B-52s had a major role  during the Cold War, where they sat on alert around the clock for eight years straight. They also played bit parts in the U.S. wars in Vietnam, Serbia, and post-9/11 Afghanistan and Iraq (as well as playing a  key supporting role  in the finale of Dr. Strangelove, Stanley Kubrick’s 1964 classic Cold War film). At least one Air Force B-52 aviator has seen his son and grandson  fly aboard B-52s.

If you want good news about a bomber, it’s tough to top the BUFF. The Air Force  reported last year  that it would cost $38.5 billion to keep the newer B-1s and B-2s flying until 2050, but only $22 billion to keep roughly the same number of the much older B-52s airborne. Further, the Air Force projected that $22 billion investment will include new engines that will yield $10 billion in fuel and maintenance savings.

Air Force Magazine  detailed  the math: the simpler B-52 is able to fly more than the newer bombers, which suffer from what the service calls the “vanishing vendor syndrome” because contractors no longer produce the sophisticated parts the B-1 and B-2 need. B-52s are ready to fly all missions 60 percent of the time, compared to 40 percent for the B-1s and 35 percent for the B-2s. The B-52 costs about $70,000 per hour to fly, half that of the B-2.

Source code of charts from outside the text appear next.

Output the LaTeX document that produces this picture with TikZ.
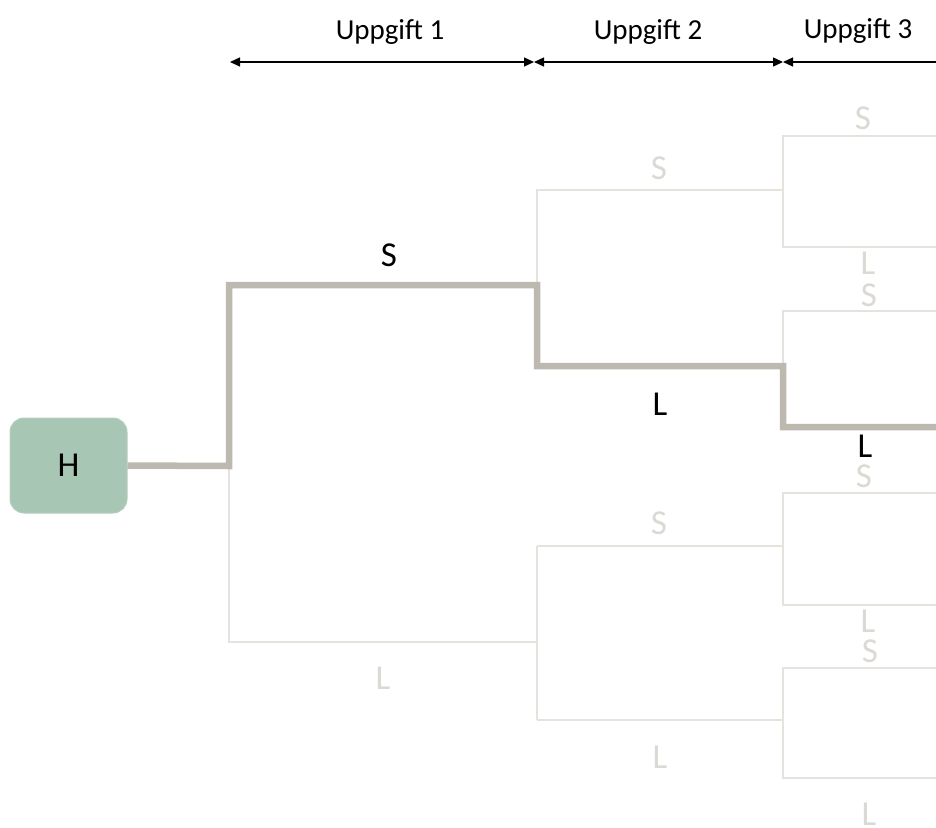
\documentclass[tikz,border=0pt]{standalone}
\usepackage{fontspec}
\setmainfont{Carlito}
\usetikzlibrary{arrows.meta}
\definecolor{pathgray}{HTML}{BDB8B0}
\definecolor{faint}{HTML}{E6E3DF}
\definecolor{fainttext}{HTML}{DCD9D5}
\definecolor{hgreen}{HTML}{A8C6B4}
\begin{document}
\begin{tikzpicture}[x=1pt,y=-1pt,
  thin branch/.style={draw=faint,line width=1.5pt},
  chosen/.style={draw=pathgray,line width=6.5pt,line join=miter},
  span/.style={draw=black,line width=1.3pt,{Triangle[length=10pt,width=9pt]}-{Triangle[length=10pt,width=9pt]}},
  headlbl/.style={font=\fontsize{29}{32}\selectfont,anchor=base,inner sep=0pt},
  lbl/.style={font=\fontsize{35}{38}\selectfont,anchor=base,inner sep=0pt,text=black},
  faintlbl/.style={lbl,text=fainttext},
  hbox/.style={rectangle,rounded corners=14pt,fill=hgreen,draw=hgreen!85!white,line width=1pt,minimum width=117pt,minimum height=95pt,font=\fontsize{35}{38}\selectfont}]
\useasboundingbox (0,0) rectangle (936,827);
\clip (0,0) rectangle (936,827);

% header spans
\coordinate (t0) at (230,62);
\coordinate (t1) at (534,62);
\coordinate (t2) at (783,62);
\coordinate (t3) at (946,62);
\draw[span] (t0) -- (t1);
\draw[span] (t1) -- (t2);
\draw[span] (t2) -- (t3);
\node[headlbl] (u1) at (390,39) {Uppgift 1};
\node[headlbl] (u2) at (648,39) {Uppgift 2};
\node[headlbl] (u3) at (858,38) {Uppgift 3};

% start node
\node[hbox] (H) at (68.5,465.5) {H};

% branch points
\coordinate (a) at (229,466);
\coordinate (aS) at (229,285);
\coordinate (aL) at (229,642);
\coordinate (b1) at (537,285);
\coordinate (b2) at (537,642);
\coordinate (b1S) at (537,190);
\coordinate (b1L) at (537,366);
\coordinate (b2S) at (537,546);
\coordinate (b2L) at (537,720);
\coordinate (c1) at (783,190);
\coordinate (c2) at (783,366);
\coordinate (c3) at (783,546);
\coordinate (c4) at (783,720);
\coordinate (c1S) at (783,136);
\coordinate (c1L) at (783,247);
\coordinate (c2S) at (783,311);
\coordinate (c2L) at (783,427);
\coordinate (c3S) at (783,493);
\coordinate (c3L) at (783,605);
\coordinate (c4S) at (783,668);
\coordinate (c4L) at (783,778);
\coordinate (e1S) at (945,136);
\coordinate (e1L) at (945,247);
\coordinate (e2S) at (945,311);
\coordinate (e2L) at (945,427);
\coordinate (e3S) at (945,493);
\coordinate (e3L) at (945,605);
\coordinate (e4S) at (945,668);
\coordinate (e4L) at (945,778);

% faint branches
\draw[thin branch] (a) -- (aL) -- (b2);
\draw[thin branch] (b1) -- (b1S) -- (c1);
\draw[thin branch] (b2S) -- (b2L);
\draw[thin branch] (b2S) -- (c3);
\draw[thin branch] (b2L) -- (c4);
\draw[thin branch] (e1S) -- (c1S) -- (c1L) -- (e1L);
\draw[thin branch] (e2S) -- (c2S) -- (c2);
\draw[thin branch] (e3S) -- (c3S) -- (c3L) -- (e3L);
\draw[thin branch] (e4S) -- (c4S) -- (c4L) -- (e4L);

% chosen path
\draw[chosen] (H.east) -- (a) -- (aS) -- (b1) -- (b1L) -- (c2) -- (c2L) -- (e2L);

% labels
\node[lbl] (l1S) at (389,266) {S};
\node[faintlbl] (l1L) at (383,689) {L};
\node[faintlbl] (l2aS) at (659,179) {S};
\node[lbl] (l2aL) at (660,415) {L};
\node[faintlbl] (l2bS) at (659,534) {S};
\node[faintlbl] (l2bL) at (660,768) {L};
\node[faintlbl] (l3aS) at (863,129) {S};
\node[faintlbl] (l3aL) at (868,274) {L};
\node[faintlbl] (l3bS) at (869,306) {S};
\node[lbl] (l3bL) at (865,457) {L};
\node[faintlbl] (l3cS) at (864,487) {S};
\node[faintlbl] (l3cL) at (868,632) {L};
\node[faintlbl] (l3dS) at (870,662) {S};
\node[faintlbl] (l3dL) at (869,825) {L};
\end{tikzpicture}
\end{document}
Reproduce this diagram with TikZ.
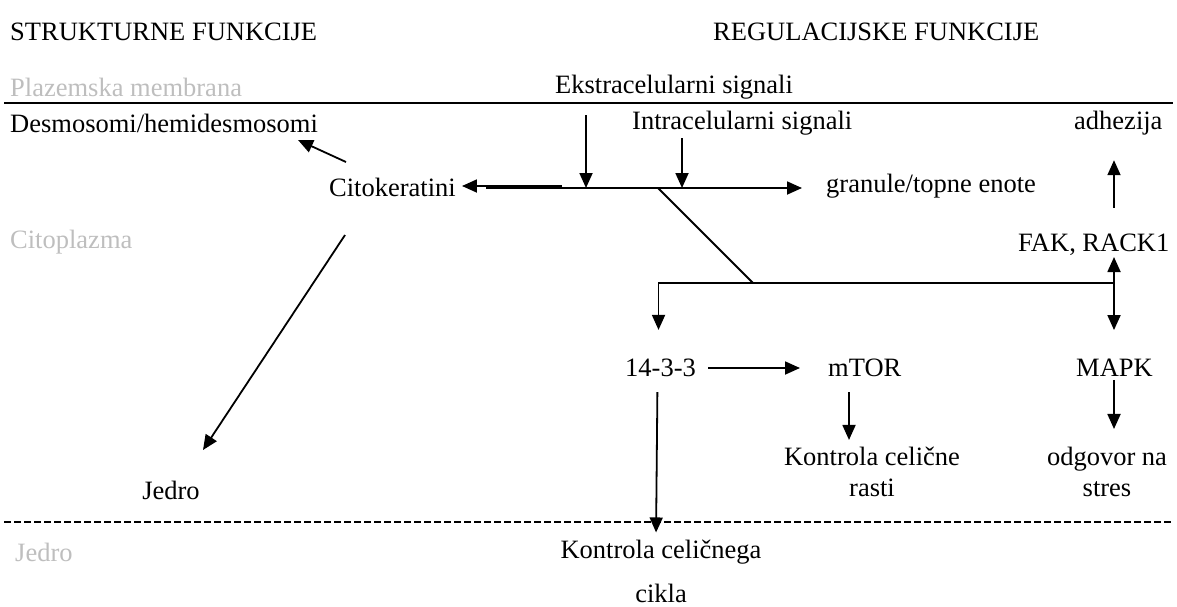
\documentclass[tikz,border=0pt]{standalone}
\usepackage{fontspec}
\setmainfont{Liberation Serif}
\usetikzlibrary{arrows.meta}
\definecolor{zonegray}{RGB}{190,190,190}
\tikzset{
  lbl/.style={inner sep=0pt, font=\fontsize{26.5}{31}\selectfont},
  zone/.style={lbl, text=zonegray, anchor=west},
  ln/.style={line width=1.8pt},
  arr/.style={ln, -{Triangle[length=15pt,width=13pt]}},
  darr/.style={ln, {Triangle[length=15pt,width=13pt]}-{Triangle[length=15pt,width=13pt]}},
}
\begin{document}
\begin{tikzpicture}[x=1pt,y=-1pt]
  \useasboundingbox (0,0) rectangle (1177,606);

  % headings and zones
  \node[lbl, anchor=west] (strukt) at (10,32) {STRUKTURNE FUNKCIJE};
  \node[lbl, anchor=west] (regul) at (713,32) {REGULACIJSKE FUNKCIJE};
  \node[zone] (plazma) at (10,87) {Plazemska membrana};
  \node[zone] (citopl) at (10,242) {Citoplazma};
  \node[zone] (jedrozona) at (15,552) {Jedro};

  \draw[ln] (4,103) -- (1173,103);
  \draw[ln, dash pattern=on 7pt off 3pt] (4,522) -- (1173,522);

  % labels
  \node[lbl, anchor=west] (ekstra) at (555,87) {Ekstracelularni signali};
  \node[lbl, anchor=west] (desmo) at (10,123) {Desmosomi/hemidesmosomi};
  \node[lbl, anchor=west] (intra) at (632,123) {Intracelularni signali};
  \node[lbl, anchor=west] (adh) at (1074,123) {adhezija};
  \node[lbl, anchor=west] (citok) at (329,187) {Citokeratini};
  \node[lbl, anchor=west] (gran) at (826,186) {granule/topne enote};
  \node[lbl, anchor=west] (fak) at (1018,245) {FAK, RACK1};
  \node[lbl, anchor=west] (t1433) at (625,368) {14-3-3};
  \node[lbl, anchor=west] (mtor) at (828,368) {mTOR};
  \node[lbl, anchor=west] (mapk) at (1076,368) {MAPK};
  \node[lbl, align=center] (rast) at (872,472) {Kontrola celične\\rasti};
  \node[lbl, align=center] (stres) at (1107,472) {odgovor na\\stres};
  \node[lbl] (jedro) at (171,490) {Jedro};
  \node[lbl, align=center] (cikel) at (661,571) {Kontrola celičnega\\[13pt]cikla};

  % junctions and free ends
  \coordinate (etail) at (586,115);
  \coordinate (ej) at (586,188);
  \coordinate (itail) at (682,138);
  \coordinate (ij) at (682,188);
  \coordinate (lj) at (562,186);
  \coordinate (mj) at (486,188);
  \coordinate (dj) at (658,188);
  \coordinate (split) at (753,283);
  \coordinate (dtail) at (346,162);
  \coordinate (dtip) at (298,140);
  \coordinate (jtail) at (345,235);
  \coordinate (jtip) at (203,450);
  \coordinate (fj) at (1114,283);

  % connectors
  \draw[arr] (etail) -- (ej);
  \draw[arr] (itail) -- (ij);
  \draw[arr, shorten >=6pt] (lj) -- (citok.east |- lj);
  \draw[arr, shorten >=24pt] (mj) -- (gran.west |- mj);
  \draw[arr] (dtail) -- (dtip);
  \draw[arr] (jtail) -- (jtip);
  \draw[ln] (dj) -- (split);
  \draw[darr, shorten <=29pt, shorten >=29pt] ([xshift=-2pt]t1433.north) |- (split) -| (fj |- mapk.north);
  \draw[arr, shorten >=1pt] (fj) -- (fj |- fak.south);
  \draw[arr, shorten <=26pt, shorten >=25pt] (fj |- fak.north) -- (fj |- adh.south);
  \draw[arr, shorten <=12pt, shorten >=28pt] (t1433.east) -- (mtor.west);
  \draw[arr, shorten <=15pt, shorten >=7pt] (849,0 |- mtor.south) -- (849,0 |- rast.north);
  \draw[arr, shorten <=3pt, shorten >=18pt] (fj |- mapk.south) -- (fj |- stres.north);
  \draw[arr, shorten <=15pt, shorten >=7pt] ([xshift=-3pt]t1433.south) -- (656,0 |- cikel.north);
\end{tikzpicture}
\end{document}
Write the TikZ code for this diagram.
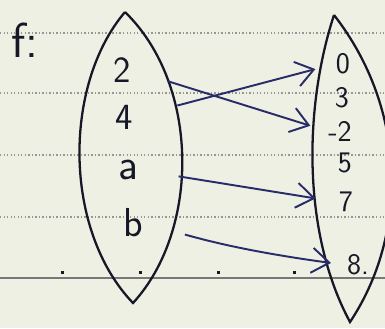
\documentclass[tikz,border=0pt]{standalone}
\usepackage{tikz}
\usetikzlibrary{arrows.meta,positioning}
\definecolor{paper}{RGB}{238,240,228}
\definecolor{ink}{RGB}{22,24,40}
\definecolor{pen}{RGB}{40,44,104}
\definecolor{rule}{RGB}{150,150,150}

\begin{document}
\begin{tikzpicture}[
        x=0.02cm, y=-0.02cm,
        every node/.style={font=\sffamily\fontsize{21}{24}\selectfont, text=ink, inner sep=0.5pt},
        elem/.style={font=\sffamily\fontsize{17}{19}\selectfont},
        lens/.style={draw=ink, line width=1.3pt},
        maparrow/.style={draw=pen, line width=1.1pt, -{Straight Barb[length=3.5mm, width=5mm]}},
        dotline/.style={rule, line width=0.6pt, dash pattern=on 0.8pt off 1.2pt}
    ]
    % Paper
    \fill[paper] (0,0) rectangle (385,328);
    \useasboundingbox (0,0) rectangle (385,328);
    \foreach \ry in {33,93,155,217}
        \draw[dotline] (0,\ry) -- (385,\ry);
    \draw[rule!80!black, line width=0.7pt] (0,278) -- (385,278);
    \foreach \dx in {62,140,218,294}
        \fill[ink] (\dx-1.5,271) rectangle (\dx+1.5,274);

    % Sets
    \coordinate (ltop) at (125,12);
    \coordinate (lbot) at (133,303);
    \coordinate (rtop) at (334,15);
    \coordinate (rbot) at (350,322);
    \draw[lens] (ltop) .. controls (63,85) and (63,230) .. (lbot)
        .. controls (200,230) and (200,85) .. (ltop);
    \begin{scope}
        \clip (0,0) rectangle (385,328);
        \draw[lens] (rtop) .. controls (303,110) and (303,235) .. (rbot)
            .. controls (408,235) and (408,110) .. (rtop);
    \end{scope}

    % Labels
    \node[font=\sffamily\fontsize{28}{32}\selectfont] (f) at (25,40) {f:};
    \node (n2) at (122,70) {2};
    \node (n4) at (124,117) {4};
    \node[font=\sffamily\fontsize{25}{28}\selectfont] (na) at (128,170) {a};
    \node[font=\sffamily\fontsize{23}{26}\selectfont] (nb) at (133,223) {b};
    \node[elem] (r0) at (343,64) {0};
    \node[elem] (r3) at (342,98) {3};
    \node[elem] (rm2) at (340,131) {-2};
    \node[elem] (r5) at (345,163) {5};
    \node[elem] (r7) at (346,202) {7};
    \node[elem] (r8) at (358,265) {8.};

    % Arrows
    \draw[maparrow, shorten <=0.75cm, shorten >=0.35cm] (n2.east) -- (rm2.west);
    \draw[maparrow, shorten <=0.9cm, shorten >=0.4cm] (n4.east) -- (r0.west);
    \draw[maparrow, shorten <=0.8cm, shorten >=0.45cm] (na.east) -- (r7.west);
    \draw[maparrow, shorten <=0.85cm, shorten >=0.3cm] (nb.east) to[bend right=4] (r8.west);
\end{tikzpicture}
\end{document}
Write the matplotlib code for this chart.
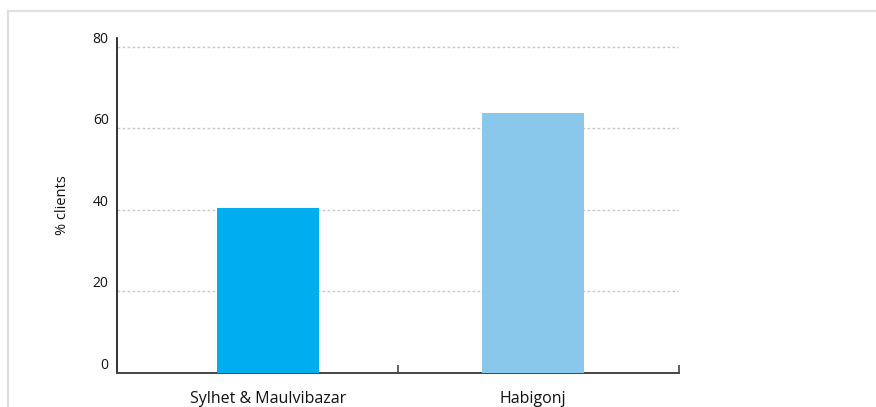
import matplotlib.pyplot as plt
from matplotlib.lines import Line2D
from matplotlib.transforms import ScaledTranslation

# dados
regioes = ['Sylhet & Maulvibazar', 'Habigonj']
pct_clientes = [40.5, 63.9]
cores = ['#00adee', '#8ac8eb']
yticks = [0, 20, 40, 60, 80]

plt.rcParams['font.family'] = ['Open Sans', 'DejaVu Sans']

fig = plt.figure(figsize=(8.76, 4.07), dpi=100)
ax = fig.add_axes([117/876, 1-373/407, (679-117)/876, (373-38)/407])

x = list(range(len(regioes)))
ax.bar(x, pct_clientes, width=0.385, color=cores, zorder=3)

ax.set_xlim(-0.57, 1.55)
ax.set_ylim(0, 82.2)

# grade pontilhada
for v in yticks[1:]:
    ax.axhline(v, color='#c8c8c8', lw=1.0, ls=(0, (2, 1.6)), zorder=1)

ax.set_yticks(yticks)
ax.set_yticklabels([str(v) for v in yticks], fontsize=10, color='#111111')
ax.tick_params(axis='y', length=0, pad=6)
for lbl in ax.get_yticklabels():
    lbl.set_transform(lbl.get_transform() + ScaledTranslation(0, 7/72, fig.dpi_scale_trans))

ax.set_xticks(x)
ax.set_xticklabels(regioes, fontsize=11.5, color='#111111')
ax.tick_params(axis='x', length=0, pad=13)
ax.set_xticks([0.49, 1.55], minor=True)
ax.tick_params(axis='x', which='minor', direction='in', length=6, width=1.2, color='#444444')

ax.set_ylabel('% clients', fontsize=10.5, color='#111111', labelpad=16.5)

for s in ['top', 'right']:
    ax.spines[s].set_visible(False)
ax.spines['left'].set_color('#111111')
ax.spines['left'].set_linewidth(1.2)
ax.spines['bottom'].set_color('#444444')
ax.spines['bottom'].set_linewidth(1.4)

# moldura cinza (topo e esquerda)
fig.add_artist(Line2D([7.5/876, 1], [1-10.5/407, 1-10.5/407], color='#e0e0e0', lw=1.6, transform=fig.transFigure))
fig.add_artist(Line2D([7.5/876, 7.5/876], [0, 1-10.5/407], color='#e0e0e0', lw=1.6, transform=fig.transFigure))

fig.savefig('out.png', dpi=100)
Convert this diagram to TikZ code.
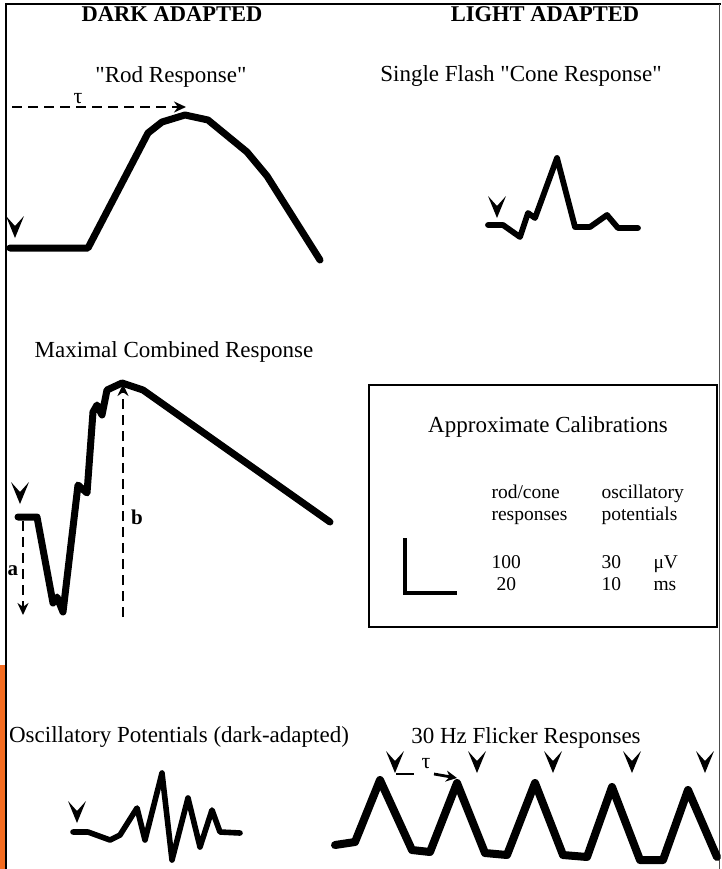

As the B-1s and B-2s are sent out to pasture, the Air Force wants to buy at least 100 B-21 Raider bombers to replace them. The service’s projected price tag of $55 billion—$550 million apiece—is as squishy  as the Air Force claim of a  $500 million price tag on the B-2  when it first rolled off the assembly line in California in 1988.

And the secrecy surrounding the B-21 mirrors that of the B-2 when it was being built. The Air Force has  refused  to say how much it is paying Northrop Grumman under a 2015 contract to develop the B-21. The Government Accountability Office noted  last  month that its own assessment of how much major weapons cost “importantly … excluded classified programs, such as the Air Force’s new B-21 Raider program.” (Here’s a tip based on 40 years of reporting on Pentagon spending: cost overruns tend to stay secret, while word of staying within budget generally becomes public).

Of course, in a world where Amazon is exploring delivering goods to your doorstep by drone, the need for a manned penetrating bomber becomes increasingly hard to justify. A bomber drone could fly into harm’s way without risking the life of the crew. Likewise, long-range nuclear-tipped missiles have enable the B-52 to be a vital part of the nation’s deterrence force without sending its five-member crew deep into enemy air defenses. There’s no reason new bombers—or retooled older ones, for that matter—couldn’t do the same thing at a far lower cost than the B-21.

Besides, those two “new” B-52 bombers recently returned to flight come from a big family. There are  lots more, five miles south of Tucson, waiting in the wings.